Here's a funny video that Emeli took when she was recording a video of the little guy for her friend. It's noteworthy because he did something unexpected - he shared his dark side and gave that bear a wack upside the head.
He also showed his softer side when he gave the stuffed bear a big (though involuntary) hug, so he's clearly a complicated little man.
One last thing - here's a little glimpse into how I spend at least a little bit of my free time: writing Harry Potter fan-fiction (Sorry, Dan, not that kind of fan fiction). I was inspired by the Android game I've been playing on my tablet for the past few months, Hogwarts Mystery. It got me thinking about things in the Harry Potter universe that didn't fit very well and how there are so many time gaps in the stories that are begging to be filed in with content.
It's a work in progress (I do actually plan on tying the story's loose ends up so they fit within the events of the films/books), but this is most of what I have so far. I've tried to remove all typographical errors, but I'm sure many remain.
I still have many, many other things to mention (many that have been languishing unmentioned since last year), but in the interest of sparing Dan and anyone else who stumbles across this sad collection of internet-drivel the trouble of reading it, I'll conclude here for now.

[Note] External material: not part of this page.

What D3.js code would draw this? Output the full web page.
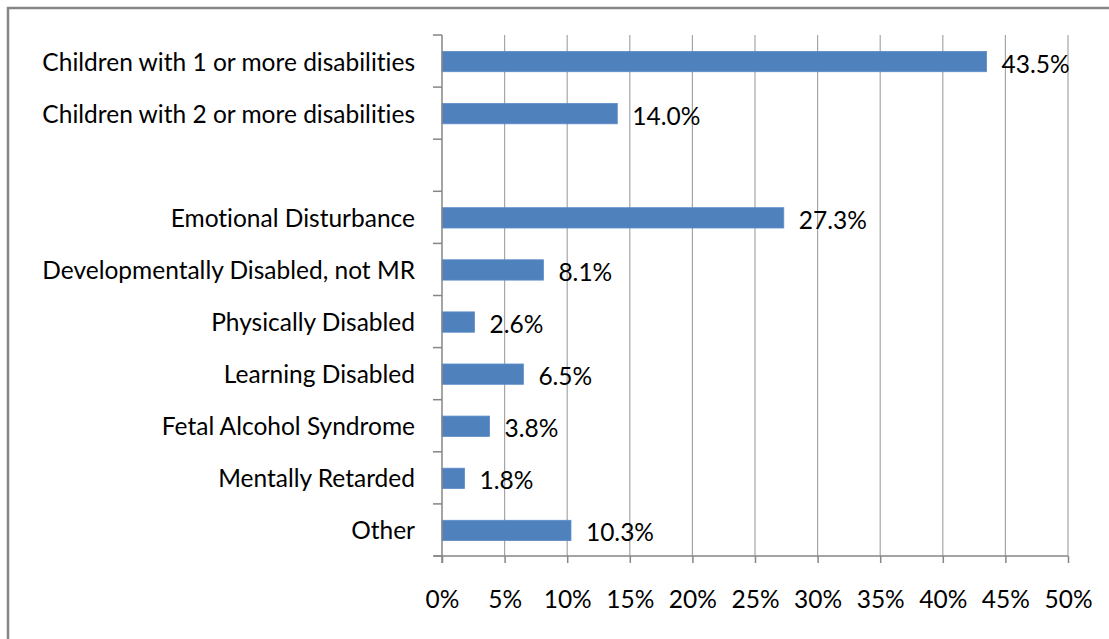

1 Pocket Stories was a web site I created, based upon another web site I enjoyed perusing until its demise called Ficlets, that allowed people to write short stories in a Twitter-type environment. Each mini-story is limited in length to just 1,024 characters. I never quite finished the site and, despite having written a few stories on the site that I'm sure no one else has ever read, I eventually allowed the domain name to lapse. The site itself still exists, but it's not 100% functional.